▶ **STATED GOAL**
Output the first line of the listing and each line after it, up to and including the line that contains "bp_grade8 = [86]", exactly as written, minus the pictures.

▶ **DATA SEGMENT**

------

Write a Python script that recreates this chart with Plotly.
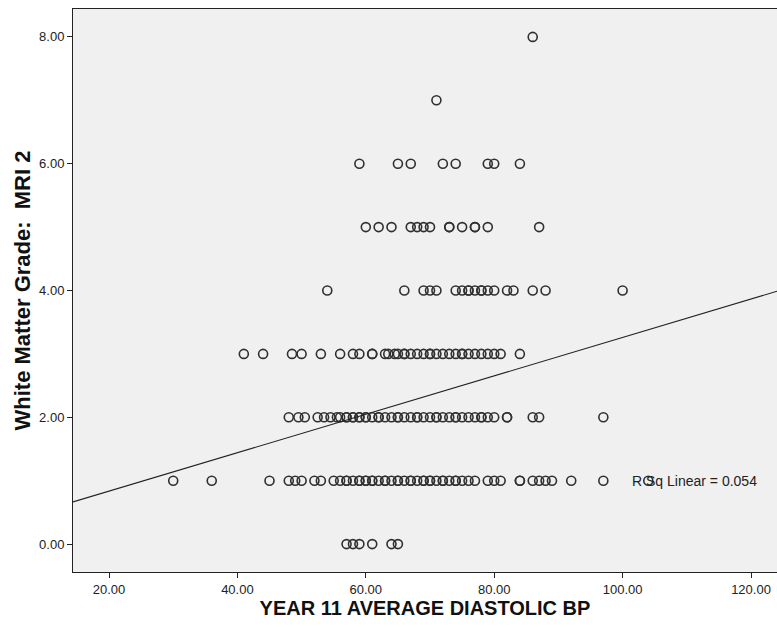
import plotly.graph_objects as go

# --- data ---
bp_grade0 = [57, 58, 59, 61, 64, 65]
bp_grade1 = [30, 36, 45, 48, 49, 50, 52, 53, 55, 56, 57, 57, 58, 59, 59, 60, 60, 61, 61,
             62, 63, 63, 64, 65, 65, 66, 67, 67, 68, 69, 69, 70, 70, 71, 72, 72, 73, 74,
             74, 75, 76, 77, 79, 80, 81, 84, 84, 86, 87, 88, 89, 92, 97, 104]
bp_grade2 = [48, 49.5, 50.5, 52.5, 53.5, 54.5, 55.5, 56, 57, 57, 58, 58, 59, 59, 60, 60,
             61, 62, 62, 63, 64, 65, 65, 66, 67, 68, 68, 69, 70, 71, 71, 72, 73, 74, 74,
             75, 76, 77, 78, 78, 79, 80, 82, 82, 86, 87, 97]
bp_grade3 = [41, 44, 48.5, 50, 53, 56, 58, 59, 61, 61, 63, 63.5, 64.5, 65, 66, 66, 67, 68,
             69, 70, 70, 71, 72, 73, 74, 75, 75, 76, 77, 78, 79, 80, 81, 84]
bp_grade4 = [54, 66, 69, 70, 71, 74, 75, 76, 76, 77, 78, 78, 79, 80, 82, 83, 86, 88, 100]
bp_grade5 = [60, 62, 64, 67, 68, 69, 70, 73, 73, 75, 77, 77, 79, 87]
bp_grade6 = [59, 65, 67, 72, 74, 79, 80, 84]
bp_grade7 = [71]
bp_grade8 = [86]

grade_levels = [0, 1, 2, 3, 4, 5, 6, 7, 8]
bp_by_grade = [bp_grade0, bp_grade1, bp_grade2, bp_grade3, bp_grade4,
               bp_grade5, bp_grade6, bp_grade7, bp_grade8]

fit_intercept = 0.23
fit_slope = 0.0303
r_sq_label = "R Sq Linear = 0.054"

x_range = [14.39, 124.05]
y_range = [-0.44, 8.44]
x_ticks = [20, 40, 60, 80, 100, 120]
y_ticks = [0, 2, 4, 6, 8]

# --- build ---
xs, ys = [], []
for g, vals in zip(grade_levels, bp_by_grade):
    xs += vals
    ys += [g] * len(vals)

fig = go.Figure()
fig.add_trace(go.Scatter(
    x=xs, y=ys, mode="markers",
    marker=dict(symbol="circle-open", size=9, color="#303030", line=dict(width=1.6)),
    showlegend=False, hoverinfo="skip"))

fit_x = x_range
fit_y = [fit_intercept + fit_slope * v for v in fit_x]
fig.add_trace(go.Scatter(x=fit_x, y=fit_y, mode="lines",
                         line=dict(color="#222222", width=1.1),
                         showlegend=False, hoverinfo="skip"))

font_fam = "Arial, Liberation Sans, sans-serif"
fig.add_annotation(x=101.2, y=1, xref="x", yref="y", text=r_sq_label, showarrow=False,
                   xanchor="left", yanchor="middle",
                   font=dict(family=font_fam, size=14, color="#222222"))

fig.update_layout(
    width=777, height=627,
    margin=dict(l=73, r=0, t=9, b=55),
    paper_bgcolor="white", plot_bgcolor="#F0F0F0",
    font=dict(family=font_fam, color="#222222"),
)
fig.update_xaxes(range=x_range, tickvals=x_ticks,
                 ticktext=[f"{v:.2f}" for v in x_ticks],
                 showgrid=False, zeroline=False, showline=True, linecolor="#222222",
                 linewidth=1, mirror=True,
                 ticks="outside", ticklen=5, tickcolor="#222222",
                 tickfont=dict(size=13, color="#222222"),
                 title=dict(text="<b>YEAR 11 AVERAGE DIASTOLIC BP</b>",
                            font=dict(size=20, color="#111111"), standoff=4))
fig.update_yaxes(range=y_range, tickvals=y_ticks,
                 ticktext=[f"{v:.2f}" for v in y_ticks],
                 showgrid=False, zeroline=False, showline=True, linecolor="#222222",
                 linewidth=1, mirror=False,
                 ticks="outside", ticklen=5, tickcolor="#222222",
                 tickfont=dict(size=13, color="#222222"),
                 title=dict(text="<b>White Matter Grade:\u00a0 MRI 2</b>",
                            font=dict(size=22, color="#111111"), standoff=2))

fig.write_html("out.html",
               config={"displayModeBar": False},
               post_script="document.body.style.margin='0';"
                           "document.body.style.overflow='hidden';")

------

▶ **THE SOLUTION**
Write a Python script that recreates this chart with Plotly.
import plotly.graph_objects as go

# --- data ---
bp_grade0 = [57, 58, 59, 61, 64, 65]
bp_grade1 = [30, 36, 45, 48, 49, 50, 52, 53, 55, 56, 57, 57, 58, 59, 59, 60, 60, 61, 61,
             62, 63, 63, 64, 65, 65, 66, 67, 67, 68, 69, 69, 70, 70, 71, 72, 72, 73, 74,
             74, 75, 76, 77, 79, 80, 81, 84, 84, 86, 87, 88, 89, 92, 97, 104]
bp_grade2 = [48, 49.5, 50.5, 52.5, 53.5, 54.5, 55.5, 56, 57, 57, 58, 58, 59, 59, 60, 60,
             61, 62, 62, 63, 64, 65, 65, 66, 67, 68, 68, 69, 70, 71, 71, 72, 73, 74, 74,
             75, 76, 77, 78, 78, 79, 80, 82, 82, 86, 87, 97]
bp_grade3 = [41, 44, 48.5, 50, 53, 56, 58, 59, 61, 61, 63, 63.5, 64.5, 65, 66, 66, 67, 68,
             69, 70, 70, 71, 72, 73, 74, 75, 75, 76, 77, 78, 79, 80, 81, 84]
bp_grade4 = [54, 66, 69, 70, 71, 74, 75, 76, 76, 77, 78, 78, 79, 80, 82, 83, 86, 88, 100]
bp_grade5 = [60, 62, 64, 67, 68, 69, 70, 73, 73, 75, 77, 77, 79, 87]
bp_grade6 = [59, 65, 67, 72, 74, 79, 80, 84]
bp_grade7 = [71]
bp_grade8 = [86]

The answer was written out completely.